Determining how much to reveal and how much to hold back was incredibly fun to play around with. Sometimes I feel the need to give the reader as much help as possible because I so desperately want them to understand everything I’m trying to communicate in my writing, but then I feel frustrated when I’m reading or watching something, and the creator doesn’t seem to trust the audience! I’m bothered when too fine a point is put on things, and I really didn’t want that to happen here. I wanted to fill the story with wonder and unease. I love creating atmosphere in a story, using description to point at something without directly saying its name. I felt that with enough surrounding detail of the store, the rats, the dying food, and the rest, I could get away with only a few lines of specificity, and hope that my descriptions fill in the gaps.

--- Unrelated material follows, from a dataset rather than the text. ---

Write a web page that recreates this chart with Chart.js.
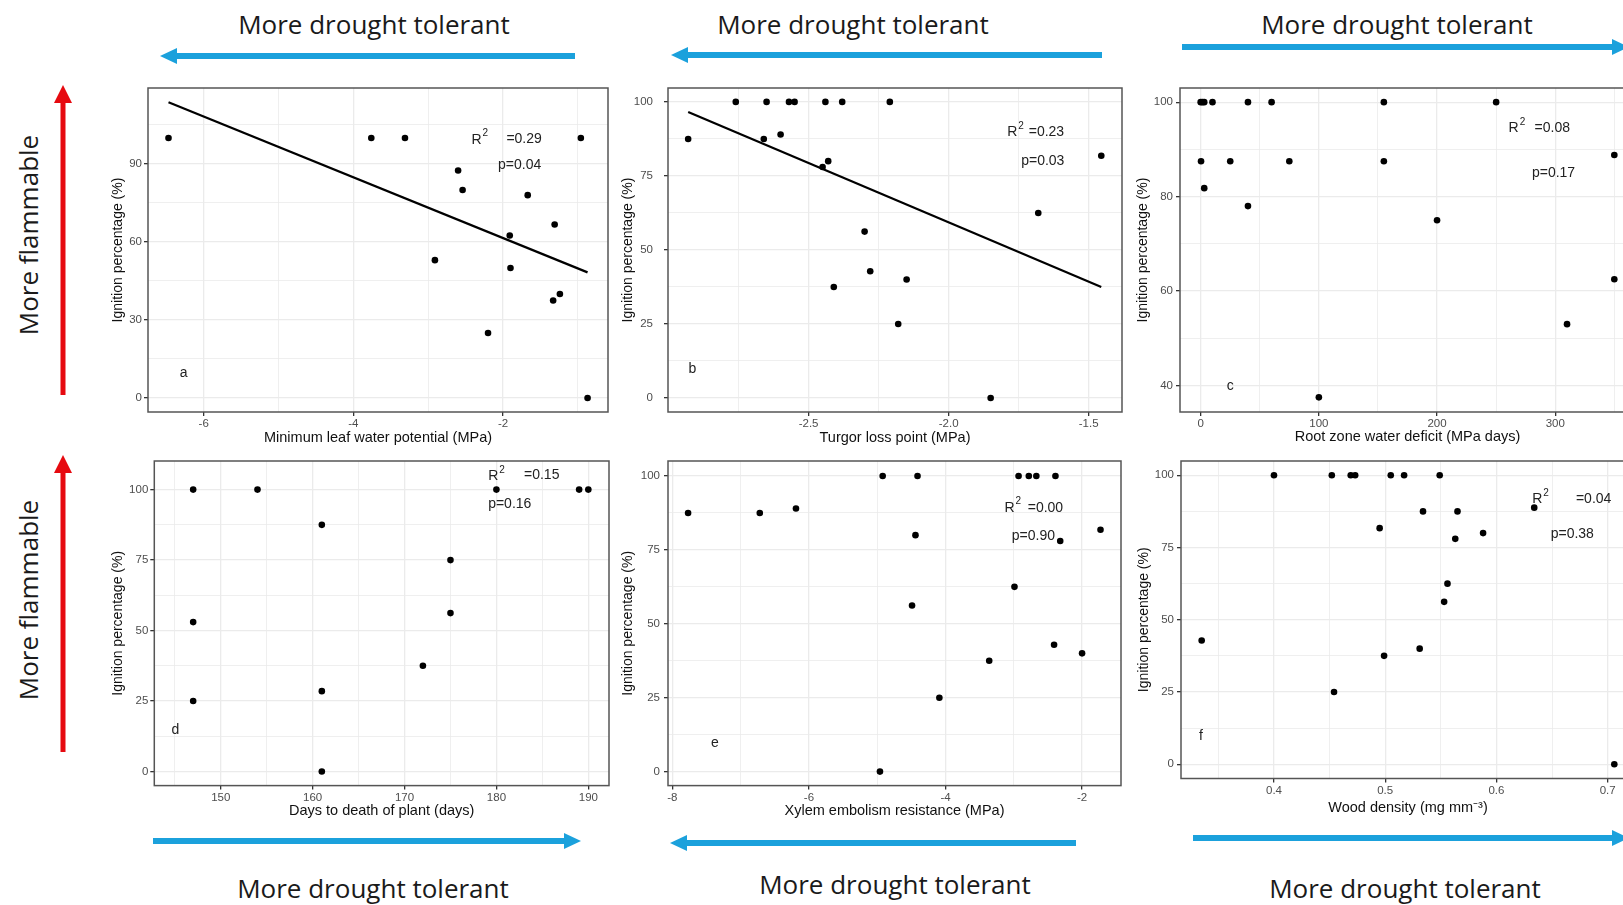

One of my favorite moments is when the old friend enters the store. I love the hyperbole of the narrator thinking the friend has a hundred kids, and especially this: “I couldn’t think of anything to say about them so I said we have a sale on condiments today.” There’s something so devastating and honest about this. You use reported speech here (and throughout the story) which is very effective. I wonder how you came to this decision. How do you approach dialogue/speech in general in your work?
I love dialogue so much, to the point where I’ve had professors and workshoppers tell me I need to cut back on dialogue! I myself love to gab, and I enjoy discovering more about characters by having them talk to each other and seeing what comes out of their mouths. In this story, though, I wanted to try dialogue in a different way. I used reported speech because I wanted the words to feel intimate, like this hurting, yearning character had sat you down and tried to tell you everything that was in her heart, everything that had happened to her.
The end is exquisite. The way the narrator holds the bruised fruit, pressing their soft brown spots, begging them to stay alive just a little bit longer, it’s utterly heartbreaking and really ties the entire story together. It’s one of the best story endings I’ve ever read. How did you come to this as the end? Do you have any advice or strategies for nailing the end of a story?
I was very enamored with the idea of this character trying to carve out the best life for herself while feeling such pain. The image of her trying to succeed while being surrounded by dying food was both enchanting and haunting to me. She yearns to hold her own child in her arms, but since she’s not able to do so, produce is the next best thing. Plus fruit and vegetables are so human-body coded, with your ears of corn, your navel oranges, your flesh of fruit, and so on. It was like the produce had become her babies. Since her own baby couldn’t be the recipient of her focus anymore, this produce would be, bruised and dying even as it was. In terms of ending a story, I think it’s infinitely more important to evoke a feeling rather than tie a nice bow on the plot. Melancholy, unsettled, haunted, slightly hopeful, or yearning for more: These are the feelings that can make that last line soar.